Yeshiva University—though it faces far greater challenges than other universities—does not stand alone in its struggle. Liberal arts colleges stand at the precipice, as the Recession stymied philanthropic support and as online competition began syphoning away students. Larger research universities that have built opulent services to attract students now  find themselves unable to sustain the cost.

According to U.S. News’s Educational Supplement “tuition has generally been driven up by rising spending on administrators and student support services.” Distended middle administrative positions have driven up tuition costs while managerial inflation at Yeshiva has shifted enormous resources away from faculty to extra-curricular and other non-essential services. President Joel again, said it himself, “This last decade has seen the transformation of our academic enterprise, Torah learning environment, student and career services, athletics, infrastructure, and more.” YU has grown too big.

In the last paragraph of his book, Professor Christensen unpacks the shift in attitude that universities must adopt in order to survive the next fifteen years. His words are worth quoting:

University communities that focus their activities and measure success in terms of absolute performance rather than relative rank can enjoy a bright future. If they suppress the compulsion to have everything and instead play to their unique strengths they can achieve much more than they do now. They can be the “best” in the eyes of their own students, faculty members, and public and private supporters. They can serve more of their chosen students at higher levels of quality. They can become more expert in their chosen subjects and practice more individually customized and more influential scholarship. They can contribute more to the intellectual, economic, and moral vitality of the country and the world. If they embrace innovation and give up the ambition to have it all, they can have much, much more.

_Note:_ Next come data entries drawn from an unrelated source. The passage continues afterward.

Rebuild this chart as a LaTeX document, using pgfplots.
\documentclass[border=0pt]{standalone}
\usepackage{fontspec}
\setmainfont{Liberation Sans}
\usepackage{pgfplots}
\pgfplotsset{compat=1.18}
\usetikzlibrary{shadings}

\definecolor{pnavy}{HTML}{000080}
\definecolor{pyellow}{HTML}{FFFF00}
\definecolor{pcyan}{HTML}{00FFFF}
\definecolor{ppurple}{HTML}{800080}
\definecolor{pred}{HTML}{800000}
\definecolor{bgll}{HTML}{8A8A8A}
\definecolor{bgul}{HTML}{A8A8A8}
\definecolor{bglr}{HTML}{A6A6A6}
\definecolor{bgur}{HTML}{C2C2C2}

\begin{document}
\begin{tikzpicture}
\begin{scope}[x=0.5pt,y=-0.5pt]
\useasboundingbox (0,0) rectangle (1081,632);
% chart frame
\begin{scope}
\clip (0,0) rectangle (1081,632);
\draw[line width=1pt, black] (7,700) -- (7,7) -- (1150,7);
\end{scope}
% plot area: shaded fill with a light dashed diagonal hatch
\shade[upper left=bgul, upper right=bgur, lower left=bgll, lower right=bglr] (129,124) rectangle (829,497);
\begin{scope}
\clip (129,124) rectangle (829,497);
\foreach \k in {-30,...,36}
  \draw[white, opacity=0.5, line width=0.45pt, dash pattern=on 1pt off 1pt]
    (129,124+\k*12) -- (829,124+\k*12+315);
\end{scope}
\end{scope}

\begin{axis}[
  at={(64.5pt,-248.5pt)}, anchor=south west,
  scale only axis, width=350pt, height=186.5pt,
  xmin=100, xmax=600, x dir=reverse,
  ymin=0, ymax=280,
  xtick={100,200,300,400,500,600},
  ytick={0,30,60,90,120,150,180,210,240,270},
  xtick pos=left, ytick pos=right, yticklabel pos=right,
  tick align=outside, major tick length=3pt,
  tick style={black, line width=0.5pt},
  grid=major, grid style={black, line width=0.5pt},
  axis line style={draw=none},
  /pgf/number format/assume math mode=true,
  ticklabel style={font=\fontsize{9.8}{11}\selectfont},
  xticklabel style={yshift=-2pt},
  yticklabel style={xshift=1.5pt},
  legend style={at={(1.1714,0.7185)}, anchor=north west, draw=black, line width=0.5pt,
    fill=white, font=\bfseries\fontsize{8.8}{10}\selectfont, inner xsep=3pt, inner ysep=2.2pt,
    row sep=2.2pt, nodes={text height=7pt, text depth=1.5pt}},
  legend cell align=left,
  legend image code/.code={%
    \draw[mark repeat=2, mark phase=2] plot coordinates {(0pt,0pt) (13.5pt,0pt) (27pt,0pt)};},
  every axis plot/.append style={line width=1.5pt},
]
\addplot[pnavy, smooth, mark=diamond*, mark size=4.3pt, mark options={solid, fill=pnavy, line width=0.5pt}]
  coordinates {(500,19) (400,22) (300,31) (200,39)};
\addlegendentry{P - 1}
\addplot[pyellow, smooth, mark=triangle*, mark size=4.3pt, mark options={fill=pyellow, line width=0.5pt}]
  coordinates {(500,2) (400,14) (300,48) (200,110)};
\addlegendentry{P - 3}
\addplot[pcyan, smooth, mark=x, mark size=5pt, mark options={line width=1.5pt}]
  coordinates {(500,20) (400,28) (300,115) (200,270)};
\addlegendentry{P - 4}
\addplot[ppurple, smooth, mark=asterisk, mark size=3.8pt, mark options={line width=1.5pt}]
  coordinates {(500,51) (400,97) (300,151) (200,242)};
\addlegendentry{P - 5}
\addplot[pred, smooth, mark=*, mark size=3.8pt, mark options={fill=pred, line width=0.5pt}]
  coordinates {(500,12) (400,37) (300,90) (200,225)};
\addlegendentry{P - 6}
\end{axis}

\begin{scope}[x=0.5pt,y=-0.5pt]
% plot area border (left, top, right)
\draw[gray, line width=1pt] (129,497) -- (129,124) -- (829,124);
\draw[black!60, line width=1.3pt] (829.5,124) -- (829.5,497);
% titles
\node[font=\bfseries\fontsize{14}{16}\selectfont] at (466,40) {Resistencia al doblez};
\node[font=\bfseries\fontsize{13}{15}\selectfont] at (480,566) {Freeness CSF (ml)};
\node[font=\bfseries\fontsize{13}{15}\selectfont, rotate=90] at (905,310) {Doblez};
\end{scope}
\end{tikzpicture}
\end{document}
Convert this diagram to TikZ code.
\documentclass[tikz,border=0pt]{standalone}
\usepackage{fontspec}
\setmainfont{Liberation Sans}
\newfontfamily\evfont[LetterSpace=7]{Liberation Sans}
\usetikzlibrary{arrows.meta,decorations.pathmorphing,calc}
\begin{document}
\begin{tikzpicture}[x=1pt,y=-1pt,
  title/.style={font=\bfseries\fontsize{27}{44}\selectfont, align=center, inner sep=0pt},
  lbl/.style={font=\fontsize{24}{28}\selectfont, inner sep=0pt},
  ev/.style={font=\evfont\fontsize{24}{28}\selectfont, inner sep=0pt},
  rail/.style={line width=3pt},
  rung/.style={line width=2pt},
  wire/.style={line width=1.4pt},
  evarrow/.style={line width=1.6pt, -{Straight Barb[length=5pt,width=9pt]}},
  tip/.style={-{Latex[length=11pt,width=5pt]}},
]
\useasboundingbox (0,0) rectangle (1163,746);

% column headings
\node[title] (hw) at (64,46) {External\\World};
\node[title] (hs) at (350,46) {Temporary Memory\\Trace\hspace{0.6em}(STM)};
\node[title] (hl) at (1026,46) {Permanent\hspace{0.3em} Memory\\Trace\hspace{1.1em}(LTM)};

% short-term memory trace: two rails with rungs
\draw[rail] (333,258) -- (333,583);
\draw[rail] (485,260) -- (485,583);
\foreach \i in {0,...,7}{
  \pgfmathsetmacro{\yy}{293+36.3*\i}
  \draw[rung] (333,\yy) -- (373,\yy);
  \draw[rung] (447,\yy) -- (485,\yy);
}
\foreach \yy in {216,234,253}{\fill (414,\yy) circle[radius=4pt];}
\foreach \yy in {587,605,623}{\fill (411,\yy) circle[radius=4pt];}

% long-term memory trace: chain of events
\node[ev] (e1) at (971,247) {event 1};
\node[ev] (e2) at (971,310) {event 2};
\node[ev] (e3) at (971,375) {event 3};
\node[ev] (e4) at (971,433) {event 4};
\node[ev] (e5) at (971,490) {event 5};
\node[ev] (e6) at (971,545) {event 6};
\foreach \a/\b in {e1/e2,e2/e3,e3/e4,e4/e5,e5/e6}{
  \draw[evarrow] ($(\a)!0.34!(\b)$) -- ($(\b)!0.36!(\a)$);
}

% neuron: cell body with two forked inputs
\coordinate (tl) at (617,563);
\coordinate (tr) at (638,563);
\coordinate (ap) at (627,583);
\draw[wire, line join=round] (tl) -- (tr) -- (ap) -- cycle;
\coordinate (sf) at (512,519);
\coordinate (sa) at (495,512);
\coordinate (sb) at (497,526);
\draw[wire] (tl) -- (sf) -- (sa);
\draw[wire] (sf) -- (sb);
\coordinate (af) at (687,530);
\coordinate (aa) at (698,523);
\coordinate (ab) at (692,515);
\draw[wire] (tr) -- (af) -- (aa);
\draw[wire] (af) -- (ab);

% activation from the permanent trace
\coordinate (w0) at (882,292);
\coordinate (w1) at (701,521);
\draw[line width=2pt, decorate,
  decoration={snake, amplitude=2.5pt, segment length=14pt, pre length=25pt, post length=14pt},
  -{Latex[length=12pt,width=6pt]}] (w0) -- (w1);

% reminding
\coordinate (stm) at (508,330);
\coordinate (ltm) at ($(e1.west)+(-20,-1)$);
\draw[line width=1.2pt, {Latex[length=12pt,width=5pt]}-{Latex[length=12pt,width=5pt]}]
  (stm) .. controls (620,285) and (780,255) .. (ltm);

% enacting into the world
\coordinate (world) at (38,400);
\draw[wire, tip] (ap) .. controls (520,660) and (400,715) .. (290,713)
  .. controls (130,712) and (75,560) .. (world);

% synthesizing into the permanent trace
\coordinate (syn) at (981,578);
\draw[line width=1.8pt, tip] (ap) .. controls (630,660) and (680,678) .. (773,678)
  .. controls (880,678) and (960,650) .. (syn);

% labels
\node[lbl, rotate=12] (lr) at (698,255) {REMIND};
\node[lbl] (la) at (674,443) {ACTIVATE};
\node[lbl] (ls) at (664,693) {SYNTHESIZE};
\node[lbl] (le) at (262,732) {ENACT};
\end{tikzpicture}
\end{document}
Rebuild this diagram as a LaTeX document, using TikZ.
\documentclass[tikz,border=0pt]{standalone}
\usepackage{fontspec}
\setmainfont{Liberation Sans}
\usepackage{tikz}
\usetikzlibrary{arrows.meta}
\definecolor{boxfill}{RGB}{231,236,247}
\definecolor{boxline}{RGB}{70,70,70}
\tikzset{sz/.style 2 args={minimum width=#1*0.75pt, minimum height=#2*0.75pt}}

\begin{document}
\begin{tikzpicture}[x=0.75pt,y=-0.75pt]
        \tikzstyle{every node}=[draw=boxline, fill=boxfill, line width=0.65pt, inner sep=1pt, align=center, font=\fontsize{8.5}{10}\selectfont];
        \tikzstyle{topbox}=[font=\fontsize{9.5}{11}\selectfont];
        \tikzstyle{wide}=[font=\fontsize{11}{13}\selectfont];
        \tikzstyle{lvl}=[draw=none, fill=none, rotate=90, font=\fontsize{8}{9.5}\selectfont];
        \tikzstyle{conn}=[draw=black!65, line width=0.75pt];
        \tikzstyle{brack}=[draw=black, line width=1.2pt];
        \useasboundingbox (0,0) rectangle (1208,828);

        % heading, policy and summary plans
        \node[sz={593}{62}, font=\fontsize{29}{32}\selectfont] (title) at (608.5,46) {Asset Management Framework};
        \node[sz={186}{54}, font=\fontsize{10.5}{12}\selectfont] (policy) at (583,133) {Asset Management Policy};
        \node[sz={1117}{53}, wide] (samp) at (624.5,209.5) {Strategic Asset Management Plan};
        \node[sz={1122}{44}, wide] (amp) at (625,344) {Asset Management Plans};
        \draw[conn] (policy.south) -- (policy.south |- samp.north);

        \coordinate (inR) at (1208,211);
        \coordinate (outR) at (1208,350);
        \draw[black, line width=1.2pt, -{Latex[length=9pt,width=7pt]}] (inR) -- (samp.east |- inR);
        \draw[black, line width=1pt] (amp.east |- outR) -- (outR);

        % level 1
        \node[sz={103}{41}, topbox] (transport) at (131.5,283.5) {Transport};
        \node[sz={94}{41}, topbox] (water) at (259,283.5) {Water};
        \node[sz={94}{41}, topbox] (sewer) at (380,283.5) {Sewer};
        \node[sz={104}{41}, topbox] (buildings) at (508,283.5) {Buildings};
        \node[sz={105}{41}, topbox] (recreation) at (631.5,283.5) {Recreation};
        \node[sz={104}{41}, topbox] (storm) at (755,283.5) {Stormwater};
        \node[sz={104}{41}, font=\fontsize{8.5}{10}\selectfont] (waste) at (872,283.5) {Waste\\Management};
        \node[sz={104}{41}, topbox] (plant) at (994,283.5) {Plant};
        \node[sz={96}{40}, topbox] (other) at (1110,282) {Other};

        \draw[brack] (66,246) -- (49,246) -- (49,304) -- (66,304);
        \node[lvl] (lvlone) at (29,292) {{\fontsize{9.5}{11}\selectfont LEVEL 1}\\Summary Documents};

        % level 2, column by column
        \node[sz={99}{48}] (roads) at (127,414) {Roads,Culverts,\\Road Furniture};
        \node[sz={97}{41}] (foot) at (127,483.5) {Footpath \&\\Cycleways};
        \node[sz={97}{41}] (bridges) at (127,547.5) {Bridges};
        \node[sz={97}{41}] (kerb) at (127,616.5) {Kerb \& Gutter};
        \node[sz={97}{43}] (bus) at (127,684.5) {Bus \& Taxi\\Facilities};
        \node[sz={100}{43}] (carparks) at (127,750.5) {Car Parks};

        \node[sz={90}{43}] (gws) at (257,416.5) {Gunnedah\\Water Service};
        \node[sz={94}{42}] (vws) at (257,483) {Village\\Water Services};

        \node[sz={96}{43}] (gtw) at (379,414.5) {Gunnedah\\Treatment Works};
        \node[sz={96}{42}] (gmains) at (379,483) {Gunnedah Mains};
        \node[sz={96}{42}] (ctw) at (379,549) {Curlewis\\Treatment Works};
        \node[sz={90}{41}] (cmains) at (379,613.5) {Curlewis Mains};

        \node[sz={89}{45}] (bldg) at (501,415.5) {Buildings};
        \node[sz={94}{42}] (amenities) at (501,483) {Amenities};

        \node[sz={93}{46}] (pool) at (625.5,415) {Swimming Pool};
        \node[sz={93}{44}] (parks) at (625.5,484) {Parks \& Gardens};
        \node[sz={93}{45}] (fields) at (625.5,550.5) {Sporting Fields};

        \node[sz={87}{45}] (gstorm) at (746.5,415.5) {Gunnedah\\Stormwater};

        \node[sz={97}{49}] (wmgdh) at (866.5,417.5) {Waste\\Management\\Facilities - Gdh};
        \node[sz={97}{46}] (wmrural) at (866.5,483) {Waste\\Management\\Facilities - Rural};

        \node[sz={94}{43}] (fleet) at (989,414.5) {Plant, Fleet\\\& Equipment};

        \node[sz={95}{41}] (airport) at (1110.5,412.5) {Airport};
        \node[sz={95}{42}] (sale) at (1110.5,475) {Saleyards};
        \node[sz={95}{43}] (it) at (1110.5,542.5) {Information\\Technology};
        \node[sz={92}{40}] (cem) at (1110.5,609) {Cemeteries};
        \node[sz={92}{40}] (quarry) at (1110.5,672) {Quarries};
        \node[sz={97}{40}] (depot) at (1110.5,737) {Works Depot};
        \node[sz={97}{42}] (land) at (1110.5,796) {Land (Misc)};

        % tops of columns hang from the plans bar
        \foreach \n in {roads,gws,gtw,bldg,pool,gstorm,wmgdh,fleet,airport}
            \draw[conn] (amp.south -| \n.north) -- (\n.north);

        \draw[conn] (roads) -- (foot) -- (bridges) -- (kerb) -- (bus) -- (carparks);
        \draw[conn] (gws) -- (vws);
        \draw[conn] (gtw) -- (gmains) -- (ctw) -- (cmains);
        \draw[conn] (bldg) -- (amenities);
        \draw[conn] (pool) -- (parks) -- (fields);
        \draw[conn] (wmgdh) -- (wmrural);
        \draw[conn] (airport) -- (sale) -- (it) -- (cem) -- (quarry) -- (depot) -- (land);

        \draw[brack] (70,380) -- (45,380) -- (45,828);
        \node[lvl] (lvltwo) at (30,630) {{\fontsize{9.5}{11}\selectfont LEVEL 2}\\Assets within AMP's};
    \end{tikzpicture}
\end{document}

YU wanted to have it all: a large research university, a platform for Modern Orthodoxy, a Center for the Jewish Future, a museum, a yeshiva, three colleges with over 30 majors, an Institute for University-School Partnership, and many more initiatives. As we are forced to cut back, Professor Christensen reminds us that YU does not need to be—nor, sadly, can it be—everything President Joel envisioned.

If YU cannot endure as the empire that President Joel has ruled for a decade, what should it be? If, as Professor Christensen says, a university must “play to its unique strengths,” what are our strengths?

For a decade, President Joel was instrumental in crafting an expansive community institution that not only catered to students, but became a hub of Orthodox Judaism. Our strength has always been the College and the Yeshiva, but for years, we were riding high on the fortuitous expansions that President Joel pushed through bold spending and tenacious fund-raising. However, five years of crises have weakened the foundations of YU and may force this institution to contract to its former self.

YU can no longer be an empire and President Joel can no longer be an emperor.

“I will not be the leader of Modern Orthodoxy….My role is to educate the future leaders of Modern Orthodoxy,” President Joel told The Commentator after his investiture in 2003. He rightly recognized that YU’s purpose is to educate its students. At its core, YU is both a college and a Yeshiva—the foundation upon which the empire stood. If we are going to cut, we should preserve what is, ultimately, the raison d’etre of YU.